If you’re already a Hitchhiker, log in to access this content.
Data Connector Best Practices| Hitchhikers Platform
What You’ll Learn
In this section, you will learn:
- When to use a Crawler
- When not to use a Crawler
You’ve learned a lot about Data Connectors at this point. If you’ve skipped all of the units until now, the tl;dr is that Data Connectors are designed to make building your Knowledge Graph easy and fast.
The Site Crawler is just one of the data available Connector sources, and there are some important things you should keep in mind as you navigate through your options.
The “best” way to integrate the data is also the most upfront work so you need to weigh the cost/benefit of that with your team when choosing your solution.
A Crawler might be a good option especially if you’re just getting started, creating a demo, or you’re pulling in long-form, unstructured content.
When to use a Crawler
The Crawler is perfect for pulling in unstructured long-form content like blog posts, help articles, or press releases that are being written and published elsewhere, but you want to surface in your Answers experience. This will save you from having to make the update in two places, yet make the content searchable programmatically.
For more structured entity types, like locations or products, the Crawler can still work as long as the pages being crawled are highly structured and don’t change frequently or unpredictably.
When not to use a Crawler
The Crawler might not be the best fit for you if the structure or the CSS of the pages being crawled change frequently and with no notice to you or your team. This could break the data mappings and make it difficult to update.
Also, if the entity type is highly structured, but your pages are not, you won’t be able to reliably create mappings from your webpage to your entity schema. For these, we recommend going straight to the source.
Another consideration is update latency.
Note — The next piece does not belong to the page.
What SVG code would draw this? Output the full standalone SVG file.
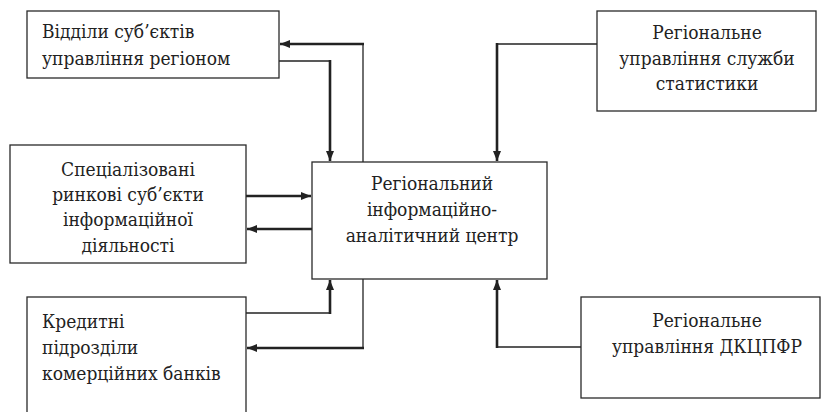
<svg xmlns="http://www.w3.org/2000/svg" width="821" height="412" viewBox="0 0 821 412">
<style>
.box{fill:#fff;stroke:#2a2a2a;stroke-width:1.3}
.c{text-anchor:middle}
.thin{fill:none;stroke:#222;stroke-width:1.3}
.thick{fill:none;stroke:#222;stroke-width:2.6}
text{font-family:"DejaVu Serif Condensed","DejaVu Serif",serif;font-stretch:condensed;font-size:19px;fill:#222}
</style>
<defs>
<marker id="ah" viewBox="0 0 10 8" refX="10" refY="4" markerWidth="10" markerHeight="8" markerUnits="userSpaceOnUse" orient="auto">
<path d="M0,0 L10,4 L0,8 Z" fill="#222"/>
</marker>
</defs>
<rect width="821" height="412" fill="#fff"/>
<g id="connectors">
<path class="thin" d="M363,162 V44"/>
<path class="thick" d="M364,44 H280" marker-end="url(#ah)"/>
<path class="thin" d="M279,61 H330"/>
<path class="thick" d="M330,60 V161" marker-end="url(#ah)"/>
<path class="thick" d="M246,196 H311" marker-end="url(#ah)"/>
<path class="thick" d="M312,229 H247" marker-end="url(#ah)"/>
<path class="thin" d="M246,313 H330"/>
<path class="thick" d="M330,314 V280" marker-end="url(#ah)"/>
<path class="thin" d="M363,279 V348"/>
<path class="thick" d="M364,348 H247" marker-end="url(#ah)"/>
<path class="thin" d="M597,44 H497"/>
<path class="thick" d="M497,43 V161" marker-end="url(#ah)"/>
<path class="thin" d="M581,347 H497"/>
<path class="thick" d="M497,348 V280" marker-end="url(#ah)"/>
</g>
<g id="n1">
<rect class="box" x="27" y="11" width="252" height="67"/>
<text x="42" y="38">Відділи суб’єктів</text>
<text x="42" y="65">управління регіоном</text>
</g>
<g id="n2">
<rect class="box" x="10" y="145" width="236" height="118"/>
<text class="c" x="128" y="176">Спеціалізовані</text>
<text class="c" x="128" y="201">ринкові суб’єкти</text>
<text class="c" x="128" y="226">інформаційної</text>
<text class="c" x="128" y="252">діяльності</text>
</g>
<g id="n3">
<rect class="box" x="27" y="297" width="219" height="120"/>
<text x="42" y="328">Кредитні</text>
<text x="42" y="354">підрозділи</text>
<text x="42" y="380">комерційних банків</text>
</g>
<g id="center">
<rect class="box" x="312" y="162" width="235" height="117"/>
<text class="c" x="432" y="190">Регіональний</text>
<text class="c" x="432" y="216">інформаційно-</text>
<text class="c" x="432" y="242">аналітичний центр</text>
</g>
<g id="n4">
<rect class="box" x="597" y="11" width="219" height="100"/>
<text class="c" x="707" y="39">Регіональне</text>
<text class="c" x="707" y="65">управління служби</text>
<text class="c" x="707" y="90">статистики</text>
</g>
<g id="n5">
<rect class="box" x="581" y="297" width="239" height="101"/>
<text class="c" x="707" y="327">Регіональне</text>
<text class="c" x="707" y="353">управління ДКЦПФР</text>
</g>
</svg>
The Crawler is not going to pull in updates from your website in real-time so if it’s important that the entity type needs to be updated quickly, you should consider another method, like an App or an API integration.
One time imports can be powerful!
Don’t be afraid to use Data Connectors for a one-time import of your data. This is especially useful to give you a starting point, even if it means you need to clean up your data. For example, let’s say you want to pull in your Wealth Advisers to get started. But, the pages aren’t structured well and the source system you use doesn’t let you easily export so you’re having trouble generating a flat-file for upload. You can set up a crawler, sync the data to entities, and then export the content to excel to manipulate the content and clean it up a bit. Then you have your flat file and you can be ready to go!
Entity IDs are very important
We covered unique identifiers in the Ways to Update Data in Yext unit but the importance of the Entity ID cannot be understated!
Unique identifiers are how systems know whether to add, update, or delete records. We trigger updates to existing entities based on IDs. So, you want to make sure that when making adjustments to your configurations that you are using extra caution around the IDs, otherwise there can be unintended consequences of entities not being updated, or the wrong entities being updated.